Still, in the long run prices could only fall in such a hyper-competitive market. Given Commodore’s lackadaisical attitude toward improving the Amiga and Apple’s almost complete neglect of the consumer market in their eagerness to force the Macintosh into the offices of corporate America, the emerging standard of a 32-bit Intel-based PC with VGA graphics and a sound card came to the fore effectively unopposed. With the Internet having yet to emerge as home computing’s killer app to end all killer apps, it was games that drove this shift. In 1989, an Amiga was still the ultimate gaming computer. By 1991, it was an afterthought for American game publishers, the market being absolutely dominated by what was now starting to be called the “Wintel” standard. While game consoles and mobile devices have come and gone by the handful over the years since, in the realm of desktop- and laptop-based personal computing the heirs of the original IBM PC remain the overwhelming standard to this day. How ironic that this decades-long dominance was ensured by the PS/2, simultaneously the downfall of IBM and the savior of the inadvertently standard architecture IBM created.

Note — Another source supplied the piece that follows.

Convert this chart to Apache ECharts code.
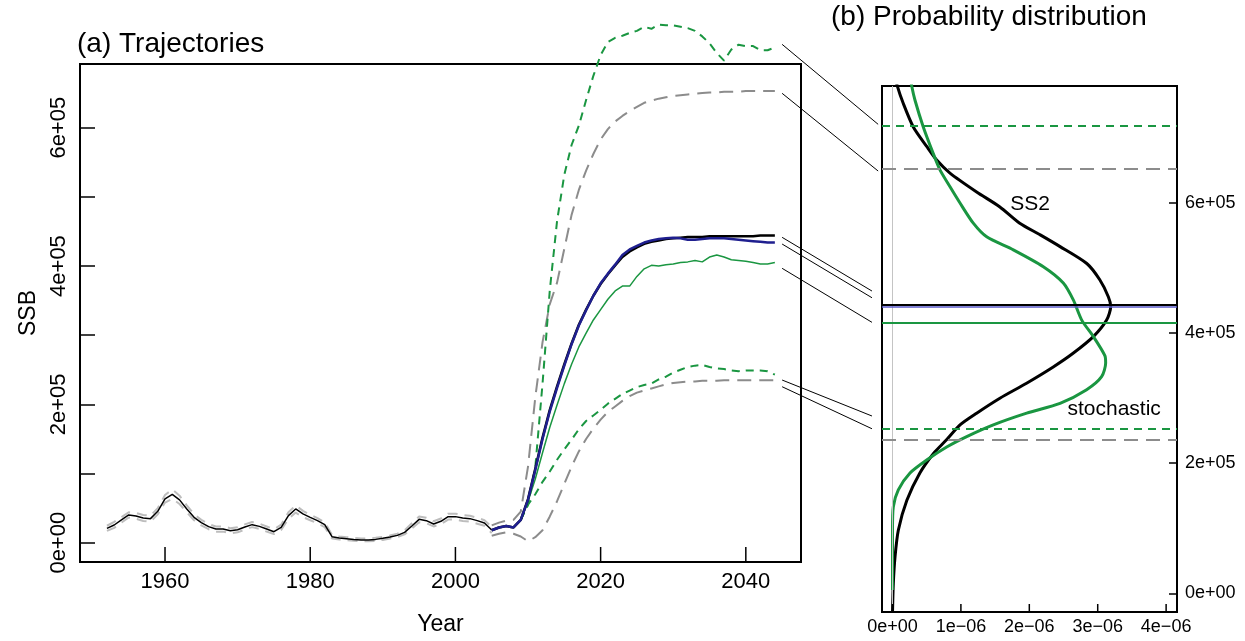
<!DOCTYPE html>
<html>
<head>
<meta charset="utf-8">
<script src="https://cdn.jsdelivr.net/npm/echarts@6/dist/echarts.min.js"></script>
<style>
  html, body { margin: 0; padding: 0; background: #fff; }
  #chart { width: 1245px; height: 641px; }
</style>
</head>
<body>
<div id="chart"></div>
<script>
const FONT = '"Liberation Sans", Arial, sans-serif';
const GREEN = '#1a9641';
const BLUE = '#1f1f8f';

// ---- (a) Trajectories : SSB in thousands ----
const histStart = 1952;
const histSSB = [20.7,25.6,32.9,40.1,38.6,35.7,34.8,45.4,63.3,70.0,61.9,48.8,36.7,29.0,23.2,19.8,19.8,17.4,18.8,22.7,
  26.1,23.6,19.8,15.9,22.2,39.1,48.8,41.6,36.7,31.9,26.1,8.7,6.8,5.8,4.8,3.9,3.9,4.8,6.3,8.2,
  10.6,15.0,24.1,33.8,31.9,27.1,30.9,37.7,37.7,35.7,34.8,31.9,28.5,18.4];
const histUpper = [24.5,30,37,44,43,40,39,50,69,77,68,54,41,33,27,23.5,23.5,21,22.5,26.5,
  30,27.5,23.5,19.5,26,44,54,46,40.5,35.5,29.5,11.5,9,8,7,6,6,7,8.5,10.5,
  13,18,28,38,36,31,35,42,42,40,39,36,32.5,23];
const histLower = [17,21.5,29,36.5,34.5,31.5,30.5,41,58,63.5,56,44,32.5,25,19.5,16,16,13.5,15,19,
  22.5,20,16,12.5,18.5,34.5,43.5,37,32.5,28,22.5,6,4.5,3.5,2.7,2,2,2.7,4,6,
  8.3,12,20.5,29.5,28,23.5,27,33.5,33.5,31.5,30.5,27.5,24.5,14];

const projStart = 2005;
const ss2SSB = [18,22,24,22,33,63,107,152,192,226,258,288,315,337,357,374,388,401,413,421,
  427,432,435,437,439,440,441,442,442,442,443,443,443,443,443,443,443,444,444,444];
const detSSB = [18,22,24,22,33,62,105,150,190,224,256,287,314,336,357,375,389,402,416,424,
  429,434,437,439,440,441,440,438,438,439,440,440,440,439,438,437,436,435,434,434];
const detUpper = [25,29,32,33,45,110,210,290,345,376,425,474,510,538,562,583,598,609,617,624,
  630,636,639,642,644,646,647,648,649,650,651,651,652,652,652,653,653,653,653,653];
const detLower = [10,13,15,13,9,2,8,18,38,60,85,110,132,150,165,178,189,197,205,212,
  217,220,223,226,229,231,232,233,233,234,234,234,235,235,235,235,235,235,235,235];

const stochStart = 2009;
const stochSSB = [33,60,92,130,167,199,230,258,283,303,322,337,352,364,371,371,385,396,401,400,
  402,403,405,406,408,406,413,416,413,409,408,407,405,403,403,405];
const stochUpper = [33,55,109,230,365,465,532,575,603,640,675,705,724,730,733,737,740,746,743,749,
  748,748,746,744,740,732,722,708,697,713,720,718,718,712,712,716];
const stochLower = [33,55,70,88,103,120,135,149,164,176,184,192,201,208,215,220,225,228,230,236,
  240,246,250,254,256,257,254,252,251,249,248,249,249,249,248,243];

// ---- (b) Probability distribution : density in 1e-06, level in thousands ----
const ss2Density = [0.03,0.07,0.158,0.304,0.5,0.646,0.84,1.23,1.57,1.86,2.16,2.45,2.84,3.03,3.155,3.19,
  3.13,2.94,2.64,2.35,1.96,1.57,1.23,0.987,0.79,0.6,0.4,0.21,0.085,0.037,0.012,0.0];
const ss2Level = [800,780,753,717,687,666,646,617,594,569,551,533,507,482,456,441,
  420,395,369,348,323,300,277,259,236,215,185,143,97,56,15,-30];
const stochDensity = [0.25,0.281,0.329,0.45,0.596,0.694,0.841,0.987,1.181,1.377,1.766,2.205,2.497,2.643,2.766,2.935,
  3.106,3.116,3.057,2.838,2.449,1.962,1.474,1.085,0.792,0.5,0.256,0.085,0.012,0,0];
const stochLevel = [800,780,758,717,676,651,625,600,569,548,528,502,477,451,420,395,
  365,354,333,313,292,277,259,241,225,205,185,159,133,97,5];

// reference levels drawn across panel (b)
const refLevels = [718.8, 652.3, 440.6, 444.3, 416.0, 253.7, 236.7];
const refKinds  = ['stochBand', 'detBand', 'det', 'ss2', 'stoch', 'stochBand', 'detBand'];

// connector lines from end of trajectories to panel (b)
const connYear = 2045;
const connLeft = [720.5, 649.7, 441.5, 431.8, 396.7, 235.2, 225.5];
const connRight = [721.0, 649.2, 464.7, 454.4, 416.6, 272.6, 253.0];
const connRightDensity = [-0.21, -0.21, -0.3, -0.3, -0.3, -0.3, -0.3];

// curve labels in panel (b)
const curveNames = ['SS2', 'stochastic'];
const curveLabelDensity = [2.01, 3.24];
const curveLabelLevel = [598.5, 282.9];

// axes
const yearMin = 1948.29, yearMax = 2047.6;
const ssbMin = -27.9, ssbMax = 692.1;
const densMin = -0.1535, densMax = 4.159;
const levelMin = -28.7, levelMax = 779.9;
const yearTicks = [1960, 1980, 2000, 2020, 2040];
const ssbTicks = [0, 200, 400, 600];
const ssbTickText = ['0e+00', '2e+05', '4e+05', '6e+05'];
const ssbMinorTicks = [0, 100, 200, 300, 400, 500, 600];
const densTicks = [0, 1, 2, 3, 4];
const densTickText = ['0e+00', '1e\u221206', '2e\u221206', '3e\u221206', '4e\u221206'];

function pairs(start, values) {
  return values.map((v, i) => [start + i, v]);
}
function zip(xs, ys) {
  return xs.map((x, i) => [x, ys[i]]);
}
function lookup(vals, texts) {
  return v => {
    const i = vals.findIndex(t => Math.abs(t - v) < 1e-9);
    return i >= 0 ? texts[i] : '';
  };
}

const levelStyle = {
  stochBand: { color: GREEN, width: 2, type: [8, 6] },
  detBand: { color: '#8c8c8c', width: 2, type: [14, 8] },
  det: { color: '#5a5ac8', width: 1.5, type: 'solid' },
  ss2: { color: '#000', width: 2.2, type: 'solid' },
  stoch: { color: GREEN, width: 2, type: 'solid' }
};

function trajectory(data, color, width, dash) {
  return {
    type: 'line', xAxisIndex: 0, yAxisIndex: 0, data,
    symbol: 'none', clip: false, silent: true,
    lineStyle: { color, width, type: dash || 'solid' }
  };
}

const boxLine = { show: true, onZero: false, lineStyle: { color: '#000', width: 2 } };

const chart = echarts.init(document.getElementById('chart'), null, { renderer: 'canvas' });

chart.setOption({
  animation: false,
  backgroundColor: '#fff',
  textStyle: { fontFamily: FONT },
  title: [
    { text: '(a) Trajectories', left: 77, top: 30, padding: 0,
      textStyle: { fontSize: 28, fontWeight: 'normal', color: '#000', fontFamily: FONT } },
    { text: '(b) Probability distribution', left: 831, top: 3, padding: 0,
      textStyle: { fontSize: 28, fontWeight: 'normal', color: '#000', fontFamily: FONT } },
    { text: 'Year', left: 440.5, textAlign: 'center', top: 613, padding: 0,
      textStyle: { fontSize: 23, fontWeight: 'normal', color: '#000', fontFamily: FONT } }
  ],
  grid: [
    { left: 80, top: 64, width: 721, height: 498, show: true, borderColor: '#000', borderWidth: 2, backgroundColor: 'transparent' },
    { left: 882, top: 86, width: 295, height: 526, show: true, borderColor: '#000', borderWidth: 2, backgroundColor: 'transparent' }
  ],
  xAxis: [
    {
      type: 'value', gridIndex: 0, min: yearMin, max: yearMax, position: 'bottom',
      splitLine: { show: false }, axisLine: boxLine,
      axisTick: { show: false },
      axisLabel: { customValues: yearTicks, formatter: v => String(v), fontSize: 22, color: '#000', margin: 9, fontFamily: FONT }
    },
    {
      type: 'value', gridIndex: 1, min: densMin, max: densMax, position: 'bottom',
      splitLine: { show: false }, axisLine: boxLine,
      axisTick: { show: false },
      axisLabel: { customValues: densTicks, formatter: lookup(densTicks, densTickText), fontSize: 18, color: '#000', margin: 6, fontFamily: FONT }
    }
  ],
  yAxis: [
    {
      type: 'value', gridIndex: 0, min: ssbMin, max: ssbMax, position: 'left',
      splitLine: { show: false }, axisLine: boxLine,
      axisTick: { show: true, inside: true, length: 15, customValues: ssbMinorTicks, lineStyle: { color: '#000', width: 1.5 } },
      axisLabel: { customValues: ssbTicks, formatter: lookup(ssbTicks, ssbTickText), rotate: 90, fontSize: 22, color: '#000', margin: 10, fontFamily: FONT },
      name: 'SSB', nameLocation: 'middle', nameGap: 40, nameRotate: 90,
      nameTextStyle: { fontSize: 23, color: '#000', fontFamily: FONT }
    },
    {
      type: 'value', gridIndex: 1, position: 'right', min: levelMin, max: levelMax,
      splitLine: { show: false }, axisLine: boxLine,
      axisTick: { show: true, inside: true, length: 8, customValues: ssbTicks, lineStyle: { color: '#000', width: 1.5 } },
      axisLabel: { customValues: ssbTicks, formatter: lookup(ssbTicks, ssbTickText), fontSize: 18, color: '#000', margin: 8, fontFamily: FONT }
    }
  ],
  series: [
    trajectory(pairs(histStart, histUpper), '#bdbdbd', 2, [10, 7]),
    trajectory(pairs(histStart, histLower), '#bdbdbd', 2, [10, 7]),
    trajectory(pairs(projStart, detUpper), '#8c8c8c', 2, [14, 8]),
    trajectory(pairs(projStart, detLower), '#8c8c8c', 2, [14, 8]),
    trajectory(pairs(stochStart, stochUpper), GREEN, 2, [8, 6]),
    trajectory(pairs(stochStart, stochLower), GREEN, 2, [8, 6]),
    trajectory(pairs(stochStart, stochSSB), GREEN, 1.5),
    trajectory(pairs(histStart, histSSB), '#000', 1.5),
    trajectory(pairs(projStart, ss2SSB), '#000', 2.5),
    trajectory(pairs(projStart, detSSB), BLUE, 2.5),
    {
      type: 'line', xAxisIndex: 1, yAxisIndex: 1, data: zip(ss2Density, ss2Level),
      symbol: 'none', silent: true, clip: true, z: 3, smooth: 0.25,
      lineStyle: { color: '#000', width: 3 },
      markLine: {
        silent: true, symbol: ['none', 'none'], label: { show: false }, animation: false,
        data: [{ xAxis: 0, lineStyle: { color: '#c4c4c4', width: 1, type: 'solid' } }]
          .concat(refLevels.map((lv, i) => ({ yAxis: lv, lineStyle: levelStyle[refKinds[i]] })))
      }
    },
    {
      type: 'line', xAxisIndex: 1, yAxisIndex: 1, data: zip(stochDensity, stochLevel),
      symbol: 'none', silent: true, clip: true, z: 3, smooth: 0.25,
      lineStyle: { color: GREEN, width: 3 }
    },
    {
      type: 'scatter', xAxisIndex: 1, yAxisIndex: 1, symbolSize: 0, silent: true, z: 5,
      itemStyle: { opacity: 1 },
      data: curveNames.map((n, i) => ({ name: n, value: [curveLabelDensity[i], curveLabelLevel[i]] })),
      label: { show: true, position: 'inside', formatter: '{b}', fontSize: 21, color: '#000',
        textBorderWidth: 0, opacity: 1, fontFamily: FONT }
    }
  ]
});

// bottom-edge ticks, placed from the axis scales
function tickMarks(gridIndex, values, yMin, length) {
  return values.map(v => {
    const p = chart.convertToPixel({ gridIndex }, [v, yMin]);
    return {
      type: 'line', silent: true, z: 100,
      shape: { x1: p[0], y1: p[1], x2: p[0], y2: p[1] - length },
      style: { stroke: '#000', lineWidth: 1.5 }
    };
  });
}

// connectors between the two panels
const connectors = connLeft.map((lv, i) => {
  const a = chart.convertToPixel({ gridIndex: 0 }, [connYear, lv]);
  const b = chart.convertToPixel({ gridIndex: 1 }, [connRightDensity[i], connRight[i]]);
  return {
    type: 'line', silent: true, z: 10,
    shape: { x1: a[0], y1: a[1], x2: b[0], y2: b[1] },
    style: { stroke: '#000', lineWidth: 1 }
  };
});
chart.setOption({
  graphic: connectors
    .concat(tickMarks(0, yearTicks, ssbMin, 15))
    .concat(tickMarks(1, densTicks, levelMin, 8))
});
</script>
</body>
</html>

(Sources: the books Big Blues: The Unmaking of IBM by Paul Carroll, Open: How Compaq Ended IBM’s PC Domination and Helped Invent Modern Computing by Rod Canion, and Hard Drive: Bill Gates and Making of the Microsoft Empire by James Wallace and Jim Erickson; Byte of June 1987, July 1987, August 1987, and December 1987; Compute! of June 1988, January 1989, and March 1989; Computer Gaming World of July 1989 and September 1989; Wall Street Journal of September 14 1988; the episodes of The Computer Chronicles titled “Intel 386 — The Fast Lane,” “IBM Personal System/2,” and “Bus Wars.”)


  1. The full story of OS/2 and the Presentation Manager and their relationship to Microsoft Windows and even Apple’s MacOS is a complex yet fascinating one, but also one best reserved for a future article where I can give it its proper due.